Single by Joe

from the album Don't Be a Menace to South Central While Drinking Your Juice in the Hood: The Soundtrack and All That I Am
- Released: January 30, 1996
- Recorded: 1995
- Genre: R&B
- Length: 6:22 (album version); 4:50 (single edit);
- Label: Jive;
- Songwriters: Joe Thomas; Joshua Thompson; Michele Williams;
- Producers: Joe Thomas; Joshua Thompson;

Joe singles chronology
| "All or Nothing" (1994) | "All the Things (Your Man Won't Do)" (1996) | "Don't Wanna Be a Player" (1997) |

Music video
- "All the Things (Your Man Won't Do)" on YouTube

= All the Things (Your Man Won't Do) =

1996 single by Joe

"All the Things (Your Man Won't Do)" is a song by American R&B singer Joe. It was written by Joe, Joshua Thompson, and Michele Williams and produced by Joe and Thompson. The song originally appeared on the soundtrack to the film Don't Be a Menace to South Central While Drinking Your Juice in the Hood and was later included as the opening track on his second studio album All That I Am (1997).
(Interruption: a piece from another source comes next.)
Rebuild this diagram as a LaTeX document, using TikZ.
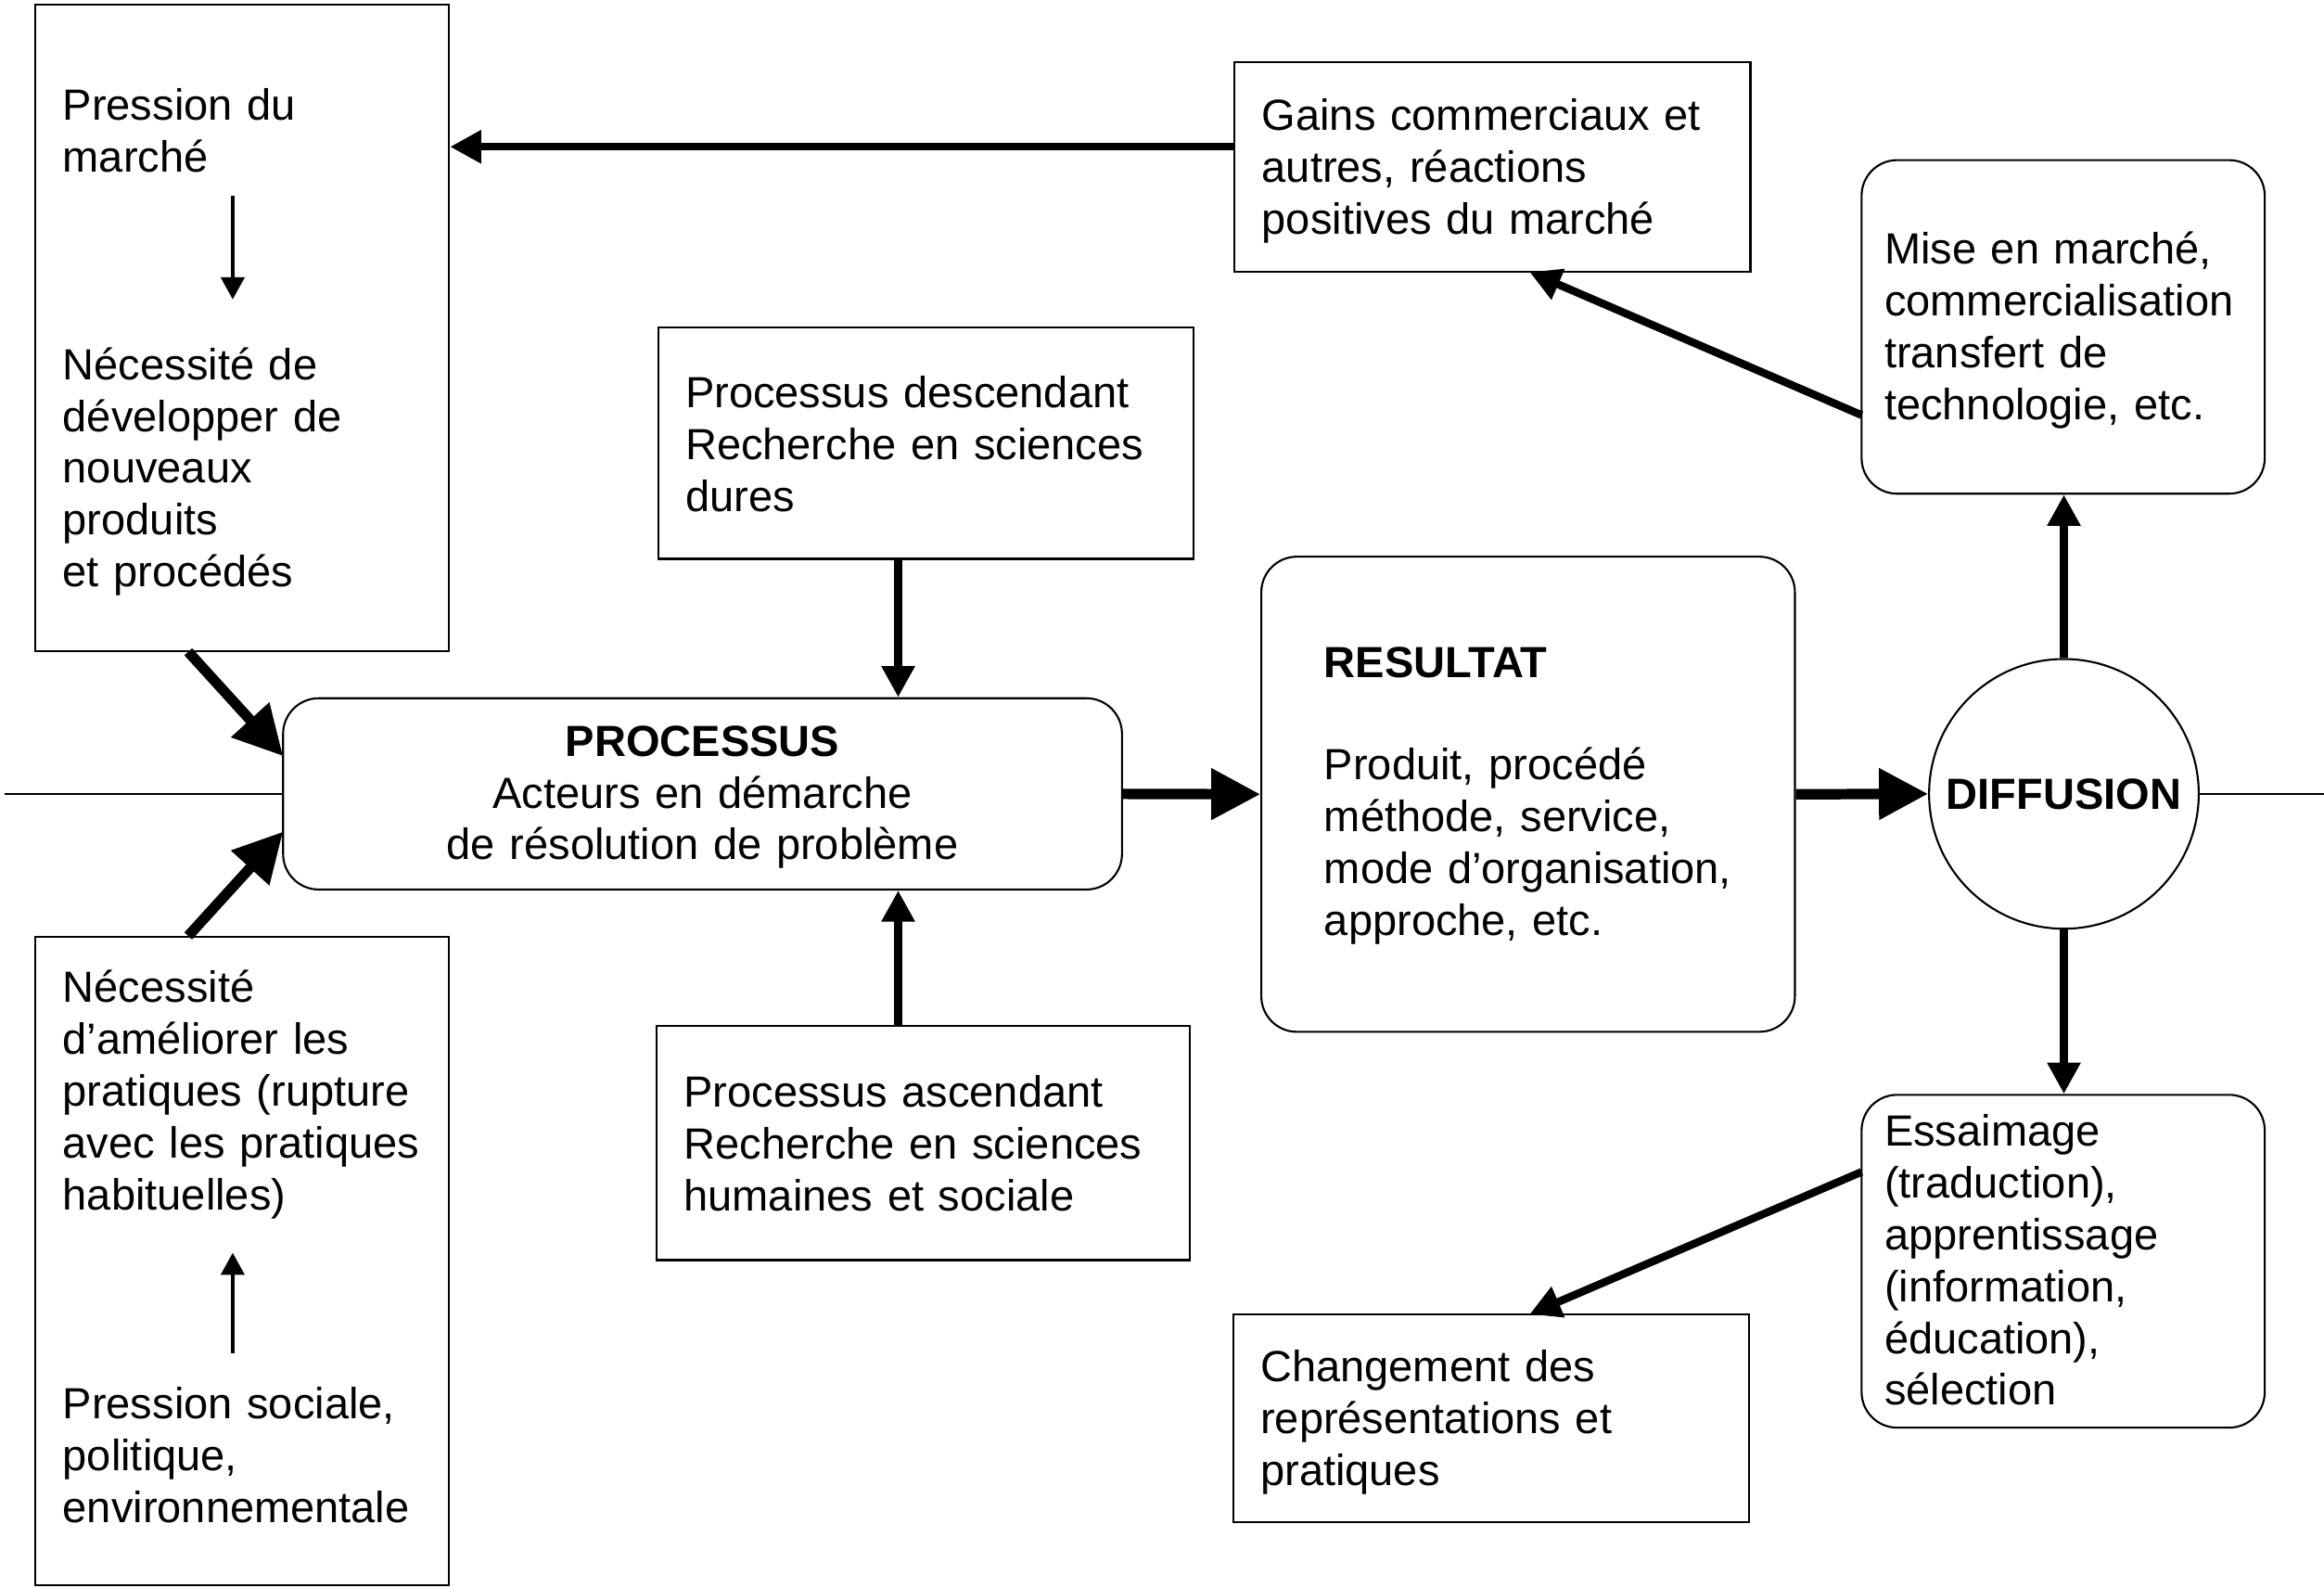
\documentclass[tikz,border=0pt]{standalone}
\usepackage{fontspec}
\setmainfont{Liberation Sans}
\usetikzlibrary{arrows.meta,fit}
\begin{document}
\begin{tikzpicture}[x=0.016cm,y=-0.016cm,
  box/.style={draw,line width=0.6pt,inner sep=0pt},
  rbox/.style={box,rounded corners=0.384cm},
  txt/.style={font=\fontsize{13.4}{15.93}\selectfont,inner sep=0pt,align=left,text width=6cm,anchor=base west},
  ctxt/.style={font=\fontsize{13.4}{15.93}\selectfont,inner sep=0pt,align=center,text width=8cm,anchor=base},
  arrS/.style={line width=2.4pt,-{Triangle[length=0.336cm,width=0.34cm]}},
  arrB/.style={line width=3.2pt,-{Triangle[length=0.53cm,width=0.53cm]}},
  arrT/.style={line width=1.3pt,-{Triangle[length=0.24cm,width=0.25cm]}},
  thinline/.style={line width=0.6pt}]
\useasboundingbox (0,0) rectangle (1568,1071);

% boxes
\node[box, fit={(24,3) (303,439)}] (A) {};
\node[box, fit={(24,632) (303,1069.5)}] (B) {};
\node[box, fit={(833,42) (1181,183.5)}] (gains) {};
\node[rbox, fit={(1256,108) (1528,333)}] (mise) {};
\node[box, fit={(444,221) (805,377)}] (desc) {};
\node[rbox, fit={(191,471) (757,600)}] (proc) {};
\node[rbox, fit={(851,375.5) (1211,696)}] (res) {};
\node[draw, circle, line width=0.6pt, inner sep=0pt, minimum size=2.912cm,
      font=\fontsize{13.4}{15.93}\selectfont\bfseries] (diff) at (1392.5,535.5) {DIFFUSION};
\node[box, fit={(443,692) (803,850)}] (asc) {};
\node[rbox, fit={(1256,738.5) (1528,963)}] (ess) {};
\node[box, fit={(832,886.5) (1180,1027)}] (chg) {};

% texts
\node[txt] (tA1) at (42,81) {Pression du\\marché};
\node[txt] (tA2) at (42,256) {Nécessité de\\développer de\\nouveaux\\produits\\et procédés};
\node[txt] (tB1) at (42,676) {Nécessité\\d’améliorer les\\pratiques (rupture\\avec les pratiques\\habituelles)};
\node[txt] (tB2) at (42,957) {Pression sociale,\\politique,\\environnementale};
\node[txt] (tG) at (851,88) {Gains commerciaux et\\autres, réactions\\positives du marché};
\node[txt] (tM) at (1271,178) {Mise en marché,\\commercialisation\\transfert de\\technologie, etc.};
\node[txt] (tD) at (462,275) {Processus descendant\\Recherche en sciences\\dures};
\node[ctxt] (tP) at (474,510) {\textbf{PROCESSUS}\\Acteurs en démarche\\de résolution de problème};
\node[txt] (tR1) at (893,457) {\textbf{RESULTAT}};
\node[txt] (tR2) at (893,526) {Produit, procédé\\méthode, service,\\mode d’organisation,\\approche, etc.};
\node[txt] (tAs) at (461,747) {Processus ascendant\\Recherche en sciences\\humaines et sociale};
\node[txt] (tE) at (1271,773) {Essaimage\\(traduction),\\apprentissage\\(information,\\éducation),\\sélection};
\node[txt] (tC) at (850,932) {Changement des\\représentations et\\pratiques};

% helper coordinates
\coordinate (g1) at (833,99);
\coordinate (m1) at (1256,280);
\coordinate (m2) at (1032,183.5);
\coordinate (v1) at (606,0);
\coordinate (d1) at (127,0);
\coordinate (p1) at (191,510);
\coordinate (p2) at (191,561);
\coordinate (e1) at (1256,790.5);
\coordinate (c1) at (1032,886.5);
\coordinate (lft) at (3,535.5);
\coordinate (rgt) at (1568,535.5);
\coordinate (a1) at (157,132);
\coordinate (a2) at (157,202);
\coordinate (b1) at (157,913);
\coordinate (b2) at (157,845);

% connectors
\draw[arrS] (gains.west |- g1) -- (A.east |- g1);
\draw[arrS] (m1) -- (m2);
\draw[arrS] (desc.south -| v1) -- (proc.north -| v1);
\draw[arrS] (asc.north -| v1) -- (proc.south -| v1);
\draw[arrB] (A.south -| d1) -- (p1);
\draw[arrB] (B.north -| d1) -- (p2);
\draw[arrB] (proc.east) -- (res.west);
\draw[arrB] (res.east) -- (diff.west);
\draw[arrS] (diff.north) -- (mise.south -| diff.north);
\draw[arrS] (diff.south) -- (ess.north -| diff.south);
\draw[arrS] (e1) -- (c1);
\draw[thinline] (lft) -- (proc.west);
\draw[thinline] (diff.east) -- (rgt);
\draw[arrT] (a1) -- (a2);
\draw[arrT] (b1) -- (b2);
\end{tikzpicture}
\end{document}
It was his first hit on the US Billboard Hot 100, peaking at number 11 in 1996. The single was certified gold by the Recording Industry Association of America (RIAA) on April 10, 1996.

==Music video==

The official music video for the song was directed by Paul Hunter.

==Track listings==

CD single
| No. | Title | Length |
|---|---|---|
| 1. | "All the Things (Your Man Won't Do)" | 3:22 |
| 2. | "All That I Am" | 4:11 |

Cassette single
| No. | Title | Length |
|---|---|---|
| 1. | "All the Things (Your Man Won't Do)" (Video Version) | 4:11 |
| 2. | "All the Things (Your Man Won't Do)" (Radio Edit) | 4:50 |

==Credits and personnel==
- Special Tee – mixing
- Joshua Thompson – producer, writer
- Joe Thomas – producer, vocals, writer
- Michele Williams – writer

==Charts==

===Weekly charts===

| Chart (1996) | Peak position |
|---|---|
| Australia (ARIA) | 178 |
| UK Singles (Official Charts) | 34 |
| UK Dance (Official Charts) | 15 |
| UK Hip Hop/R&B (Official Charts) | 5 |
| US Adult R&B Songs (Billboard) | 1 |
| US Billboard Hot 100 | 11 |
| US Hot R&B/Hip-Hop Songs (Billboard) | 2 |
| US Rhythmic Airplay (Billboard) | 14 |

=== Year-end charts ===

| Chart (1996) | Position |
|---|---|
| US Billboard Hot 100 | 55 |
| US Hot R&B/Hip-Hop Songs (Billboard) | 2 |

==Certifications==

| Region | Certification | Certified units/sales |
| United States (RIAA) | Gold | 500,000^{^} |
^{^} Shipments figures based on certification alone.